Eine Überlegung dabei: Wissenschaftliches Wissen ist nicht nur hilfreich, um sachlich richtige politische Entscheidungen zu treffen, in dem Sinne dass diese Entscheidungen zu den gewünschten Effekten führen. Sondern wissenschaftliche Erkenntnisse geben oft auch Einblick in gesellschaftlichen Macht- und Herrschaftsverhältnisse.
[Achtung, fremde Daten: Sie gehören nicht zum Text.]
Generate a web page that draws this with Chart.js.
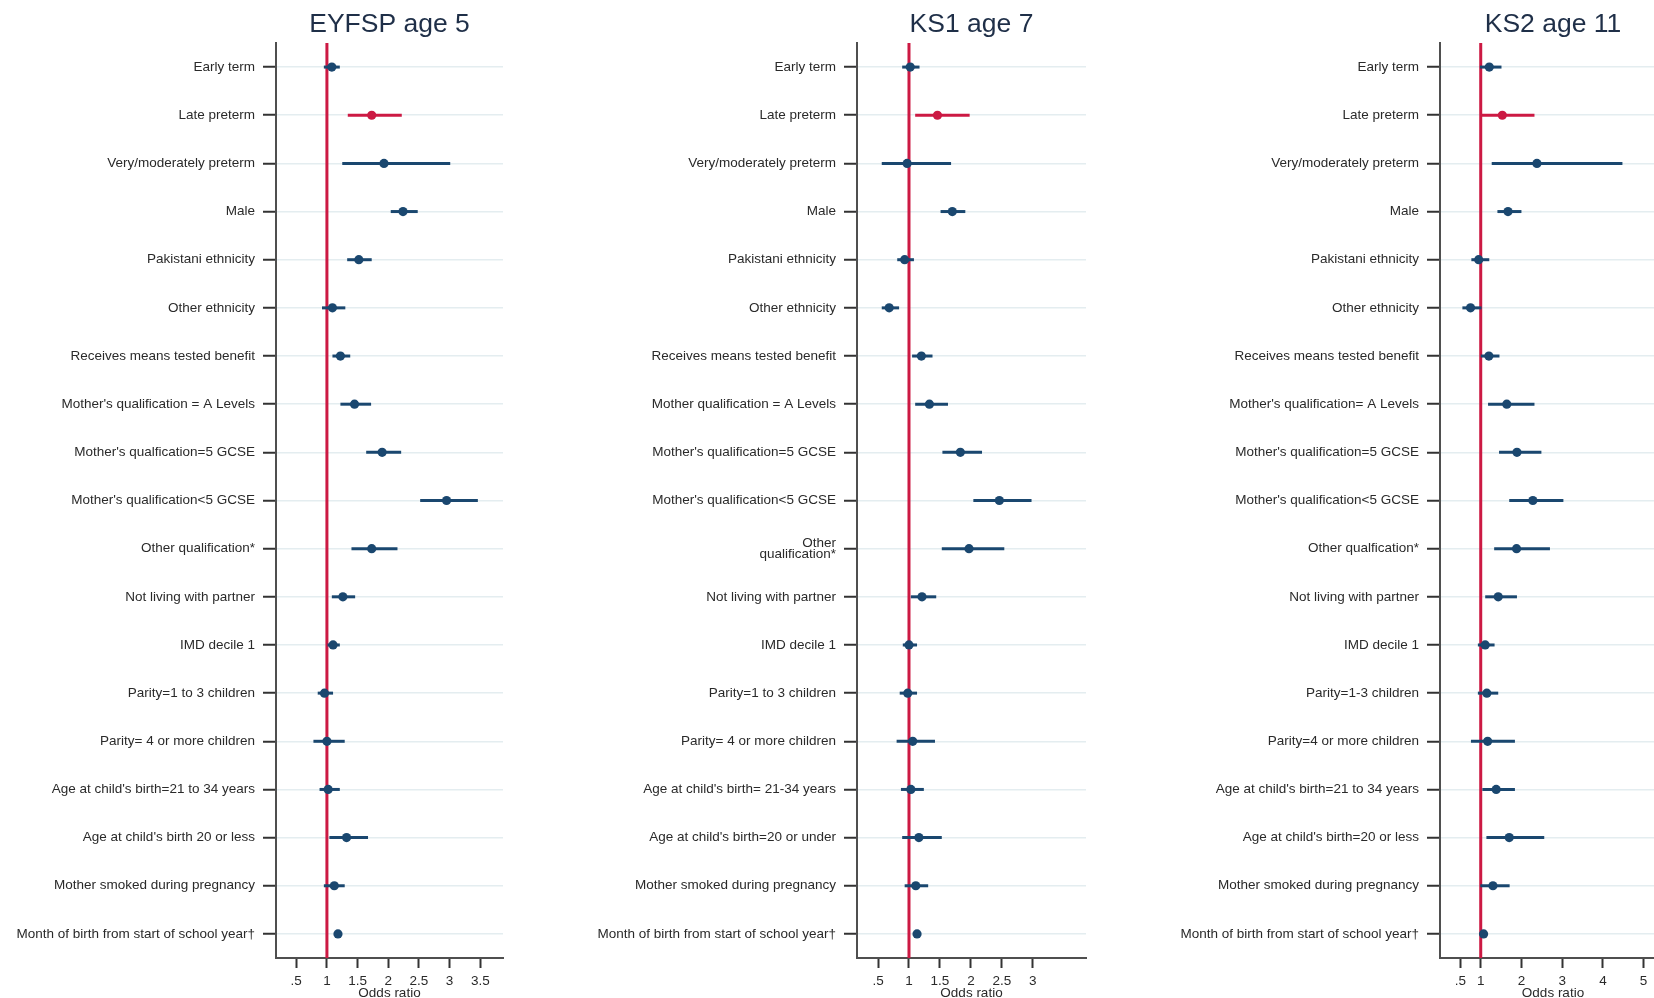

Der Soziologe Pierre Bourdieu hat seine Wissenschaft daher als „Kampfsport“ bezeichnet.[1] Damit beschrieb er die Rolle, die die Sozialwissenschaften für die Politik haben sollen: Zu zeigen, wie Macht, Geld, Ansehen, Lebenschancen in der Gesellschaft verteilt sind; zu erklären, welche Mechanismen dahinterstecken – und durch diese Einsichten zu einer Veränderung der gesellschaftlichen Verhältnisse beizutragen.
II. Wie sehr soll Politik auf Wissenschaft hören?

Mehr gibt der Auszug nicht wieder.